A 2013 EY survey found the vast majority of top women executives had participated in sport at school or university, and proved that sports play a key role in developing women leaders.
One example is Kenyan social entrepreneur Dr Elizabeth Odera, who since 1992, has been running Sadili Oval Sports Academy, a talent school that uses sports to equip children and youths, mostly from underprivileged communities, with entrepreneurship and life skills. Sadili generates income by organising seasonal sports camps in which the public pays to participate as well as through the leasing of its sports facilities.
She was one of Kenya’s top sportswomen between 1976 and 1986 competing in local tennis circuits and Europe. Her talent academy based near Nairobi’s Kibera slums has trained over 7,000 children in various sports, including football, tennis, basketball, swimming, volleyball and rugby. Some of the students have competed internationally, received sports scholarships to leading universities, become coaches and pursued entrepreneurship.
Applying lessons from playing sports in entrepreneurship
Odera says sports have had an impact on her more than 20-year journey in entrepreneurship.
“One of the important lessons I acquired in sports, and that I constantly apply in business is discipline. I saw it with players that I think were better trained than I was and way more talented, but the one thing that I had that they probably lacked was discipline. Without discipline you have nothing,” she explains.
“As an entrepreneur you can apply discipline with little things like keeping time, setting goals and following through to the end. It means working according to the rules. You don’t change the rules because it now suits you. You have to stick to the game plan.”
While sport is not for everyone, Odera says, entrepreneurs should consider taking it up since it will help them strike a work-life balance, get better at working with teams, and grow as individuals.
“You may be growing your business but that doesn’t mean that you are growing yourself. While you are playing you will also be interacting with friends and learning new things which enrich you. Sports give you an understanding of who you are and how far you can be stretched. When you step on to the pitch chances are that you are going to fail, but you are willing to go there and fight.”
And she adds: “When you win you have to win with humility, understanding that there is some sense of responsibility that comes with being a champion. If you lose you lick your wounds, accept your loss gracefully and get ready to fight another day.”

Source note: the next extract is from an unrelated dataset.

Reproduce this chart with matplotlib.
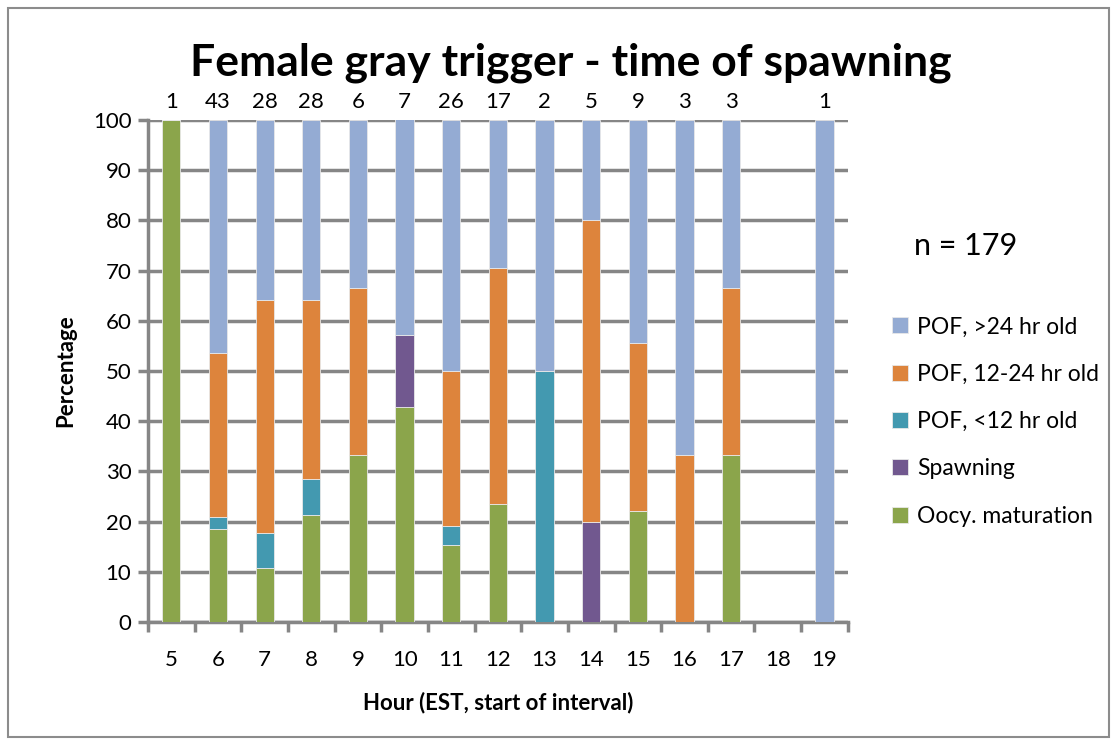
import matplotlib.pyplot as plt
import numpy as np
from matplotlib.patches import Rectangle

plt.rcParams['font.family'] = ['Lato', 'DejaVu Sans']

hours = [5, 6, 7, 8, 9, 10, 11, 12, 13, 14, 15, 16, 17, 18, 19]
counts = ['1', '43', '28', '28', '6', '7', '26', '17', '2', '5', '9', '3', '3', '', '1']

oocy = [100, 18.6, 10.7, 21.4, 33.3, 42.9, 15.4, 23.5, 0, 0, 22.2, 0, 33.3, 0, 0]
spawning = [0, 0, 0, 0, 0, 14.3, 0, 0, 0, 20, 0, 0, 0, 0, 0]
pof_lt12 = [0, 2.3, 7.1, 7.1, 0, 0, 3.8, 0, 50, 0, 0, 0, 0, 0, 0]
pof_12_24 = [0, 32.6, 46.4, 35.7, 33.3, 0, 30.8, 47.1, 0, 60, 33.3, 33.3, 33.3, 0, 0]
pof_gt24 = [0, 46.5, 35.7, 35.7, 33.3, 42.9, 50, 29.4, 50, 20, 44.4, 66.7, 33.3, 0, 100]

series = [
    ("Oocy. maturation", oocy, "#8ba54b"),
    ("Spawning", spawning, "#71588f"),
    ("POF, <12 hr old", pof_lt12, "#4399b0"),
    ("POF, 12-24 hr old", pof_12_24, "#dd843c"),
    ("POF, >24 hr old", pof_gt24, "#94abd3"),
]

fig = plt.figure(figsize=(11.17, 7.45), dpi=100)
ax = fig.add_axes([0.1325, 0.165, 0.6265, 0.674])

x = np.arange(len(hours))
bottom = np.zeros(len(hours))
handles = []
for name, vals, color in series:
    vals = np.array(vals)
    b = ax.bar(x, vals, 0.39, bottom=bottom, color=color, edgecolor="#e8e8e8",
               linewidth=0.6, label=name, zorder=3)
    handles.append(b)
    bottom += vals

ax.set_xlim(-0.5, len(hours) - 0.5)
ax.set_ylim(0, 100)
ax.set_yticks(np.arange(0, 101, 10))
ax.set_xticks(x)
ax.set_xticklabels([str(h) for h in hours], fontsize=16)
ax.set_xticks(np.arange(-0.5, len(hours), 1), minor=True)
ax.tick_params(axis='x', which='major', length=0, pad=20)
ax.tick_params(axis='x', which='minor', length=7, width=2.5, color="#868686", direction='out')
ax.tick_params(axis='y', length=7, width=2.5, color="#868686", labelsize=16, pad=5)
ax.grid(axis='y', color="#868686", linewidth=2.5, zorder=0)
for s in ['top', 'right']:
    ax.spines[s].set_visible(False)
for s in ['left', 'bottom']:
    ax.spines[s].set_color("#868686")
    ax.spines[s].set_linewidth(2.5)

for xi, c in zip(x, counts):
    ax.text(xi, 101.5, c, ha='center', va='bottom', fontsize=16)

ax.set_ylabel("Percentage", fontsize=16, fontweight='bold', labelpad=12)
ax.set_xlabel("Hour (EST, start of interval)", fontsize=16, fontweight='bold', labelpad=16)

fig.text(0.511, 0.916, "Female gray trigger - time of spawning", ha='center', va='center',
         fontsize=32, fontweight='bold')
fig.text(0.818, 0.67, "n = 179", ha='left', va='center', fontsize=22)

fig.legend(handles[::-1], [s[0] for s in series][::-1], loc='upper left',
           bbox_to_anchor=(0.78, 0.603), frameon=False, fontsize=16.5,
           handlelength=0.7, handleheight=0.7, handletextpad=0.4, labelspacing=1.15)

fig.patches.append(Rectangle((0.007, 0.011), 0.986, 0.978, transform=fig.transFigure,
                             fill=False, edgecolor="#8c8c8c", linewidth=1.5))

fig.savefig("out.png", dpi=100)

Odera notes that playing sport has also helped her become a more committed entrepreneur sticking through the hard times. Equating it to running a marathon, she has learnt to “keep running a race even if you are the last person to finish”.
She explains that as people begin to excel in their sporting careers they will get tempted to engage in activities such doping and cheating. Playing sports has helped her avoid such negative elements that are also present in the business world.
“In business there is a lot of cheating, and people who are ahead of you will find ways to keep you down and they play crazy. Some people bribe their way through things but this will always hurt you in the end.”
Odera recalls that competing in athletics, volleyball, tennis and rugby taught her how to brand herself. Her teammates and coaches, she says, knew what her strengths were.
“You need that as well in business from the way you present your company,” she explains. “You should also be consistent. Don’t change things too much because people will stop recognising what it is you are doing. And if your patterns change too often, you become unreliable.”
Despite the many benefits, Odera says there are certain things she does because of her sports background that irritates other people when applied in business. She explains that as a sportswoman she is attuned to heavy strategic planning and preparation before a competition. As a result some people may perceive her as being less flexible because she always wants to be “really ready” before taking on something.
“It’s a whole process of preparation which I think makes me a neurotic when it comes to business. You become a little bit of a perfectionist when you want get into the competition stage. Everything is about flow and timing. It is very valuable in business but it can be very irritating for people around you. They say ‘it’s now, that thing is ready, let’s go get it’ but I am thinking I am not ready because the timing is wrong. I was supposed to do this in October not in August,” she explains.
However, Odera says once she is on the pitch the rules change.
“You can’t rush me into doing something, but once I am in it I don’t hold back.”
She is also used to teams having colours and this affects how she views people and teams at work. She assigns colours to departments and goes “beyond seeing people as individuals to seeing them as the ‘blue department’, for instance”.
“I do too much colour coding. People just don’t get it. I have green card, red card, blue card, stop sign (and) go sign because it helps me recognise when something is warm or cold,” she explains. ”I see people as teams not individuals. Yes individuals have responsibilities but the sad part about it is if one person fails, the whole department has failed. Someone who has not done sports might not look at business that way.”